Aside from several letters, little is known of Torricelli’s activities in the years between 1632 and 1641, when Castelli sent Torricelli’s monograph of the path of projectiles to Galileo, then a prisoner in his villa at Arcetri. Although Galileo promptly invited Torricelli to visit, he did not accept until just three months before Galileo’s death. During his stay, however, he wrote out Galileo’s Discourse of the Fifth day. After Galileo’s death on January 8, 1642, Grand Duke Ferdinando II de’ Medici asked him to succeed Galileo as the grand-ducal mathematician and professor of mathematics in the University of Pisa. In this role he solved some of the great mathematical problems of the day, such as finding a cycloid’s area and center of gravity. He also designed and built a number of telescopes and simple microscopes; several large lenses, engraved with his name, are still preserved at Florence. In 1644, he famously wrote in a letter: “We live submerged at the bottom of an ocean of air.”
Torricelli died in Florence a few days after having contracted typhoid fever, and was buried in San Lorenzo. The asteroid 7437 Torricelli was named in his honor.

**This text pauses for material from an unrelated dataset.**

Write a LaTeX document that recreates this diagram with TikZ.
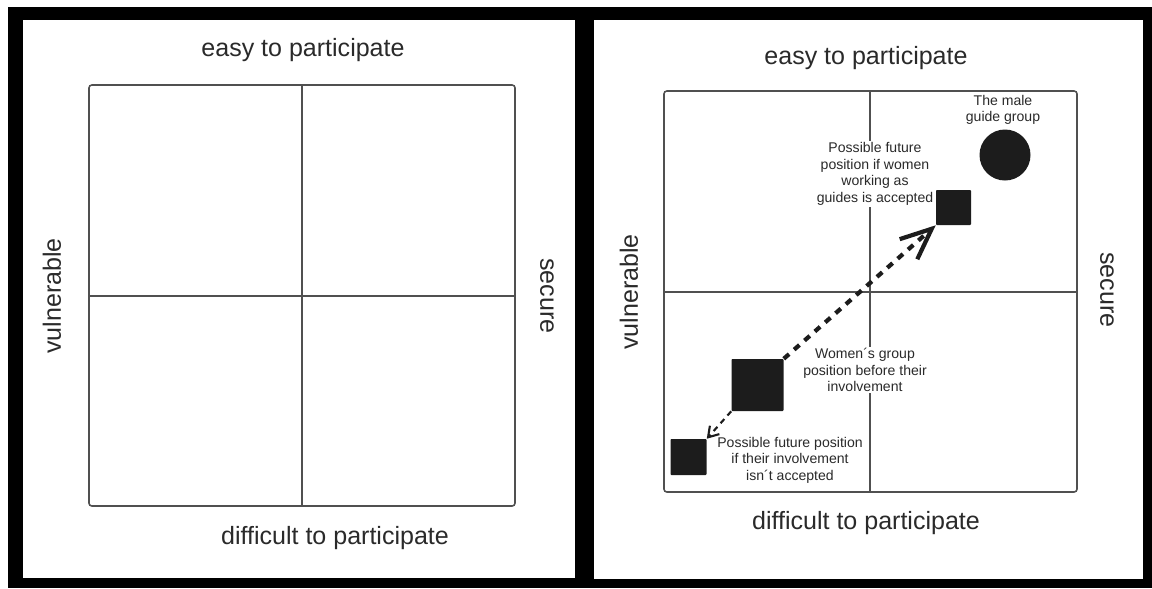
\documentclass[tikz,border=0pt]{standalone}
\usepackage{fontspec}
\setmainfont{Liberation Sans}
\usepackage{xcolor}
\usepackage{tikz}
\definecolor{quadFrame}{HTML}{000000}
\definecolor{quadLine}{HTML}{505050}
\definecolor{quadText}{HTML}{2A2A2A}
\definecolor{quadMark}{HTML}{1C1C1C}
\usetikzlibrary{arrows.meta,positioning}

\begin{document}
\begin{tikzpicture}[
  x=0.025cm, y=-0.025cm,
  axislabel/.style={font=\fontsize{17.8}{20}\selectfont, text=quadText, inner sep=0pt},
  quadbox/.style={draw=quadLine, line width=1.1pt, rounded corners=2pt},
  quadaxis/.style={draw=quadLine, line width=0.9pt},
  marker/.style={fill=quadMark, draw=none, rounded corners=0.6pt, inner sep=0pt},
  note/.style={font=\fontsize{10}{11.8}\selectfont, text=quadText, fill=white, align=center, inner sep=1pt},
  moveup/.style={-{Straight Barb[length=22pt,width=19pt]}, line width=3pt, dash pattern=on 5pt off 4.8pt, quadMark},
  movedown/.style={-{Straight Barb[length=7pt,width=9pt]}, line width=1.5pt, dash pattern=on 4pt off 3.4pt, quadMark}
]
\useasboundingbox (0,0) rectangle (1152,588);

% Panels
\fill[quadFrame] (8,7) rectangle (1152,588);
\fill[white] (23,20) rectangle (575,578);
\fill[white] (594,20) rectangle (1143,579);

% Left panel
\draw[quadbox] (89,85) rectangle (515,506);
\draw[quadaxis] (302,85) -- (302,506);
\draw[quadaxis] (89,296) -- (515,296);
\node[axislabel] (easyL) at (303,50) {easy to participate};
\node[axislabel] (diffL) at (335,538) {difficult to participate};
\node[axislabel, rotate=90] (vulnL) at (52,296) {vulnerable};
\node[axislabel, rotate=-90] (secL) at (547,296) {secure};

% Right panel
\draw[quadbox] (664,91) rectangle (1077,492);
\draw[quadaxis] (870,91) -- (870,492);
\draw[quadaxis] (664,292) -- (1077,292);
\node[axislabel] (easyR) at (866,58) {easy to participate};
\node[axislabel] (diffR) at (866,523) {difficult to participate};
\node[axislabel, rotate=90] (vulnR) at (629,292) {vulnerable};
\node[axislabel, rotate=-90] (secR) at (1107,290) {secure};

% Positions
\node[marker, circle, minimum size=51*0.025cm] (male) at (1005,155) {};
\node[marker, minimum size=35*0.025cm] (accepted) at (953.5,207.5) {};
\node[marker, minimum size=52*0.025cm] (before) at (757.5,385) {};
\node[marker, minimum size=36*0.025cm] (rejected) at (688.5,457) {};

\node[note, fill=none] (maleText) at (1003,110) {The male\\guide group};
\node[note] (acceptedText) at (875,174) {Possible future\\position if women\\working as\\guides is accepted};
\node[note] (beforeText) at (865,370) {Women´s group\\position before their\\involvement};
\node[note, fill=none] (rejectedText) at (790,460) {Possible future position\\if their involvement\\isn´t accepted};

% Moves
\draw[moveup] (before.north east) -- (accepted.south west);
\draw[movedown] (before.south west) -- (rejected.north east);

\end{tikzpicture}
\end{document}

Torricelli’s chief invention was the mercurial barometer, which arose from solving an important practical problem. Pumpmakers of the Grand Duke of Tuscany attempted to raise water to a height of 12 meters or more, but found that 10 meters was the limit to which it would rise in the suction pump. Torricelli thought to employ mercury, fourteen times as heavy as water. In 1643 he created a tube c. 1 meter long, sealed at the top end, filled it with mercury, and set it vertically into a basin of mercury. The column of mercury fell to about 76cm, leaving a Torricellian vacuum above. As we now know, the column’s height fluctuated with changing atmospheric pressure; this was the first barometer. This discovery has perpetuated his fame, and the Torr, a unit of pressure commonly used in vacuum measurements, was named in his honor.
Torricelli also discovered Torricelli’s Law, regarding the speed of a fluid flowing out of an opening, which was later shown to be a particular case of Bernoulli’s principle.
Torricelli gave the first scientific description of the cause of wind: … winds are produced by differences of air temperature, and hence density, between two regions of the earth.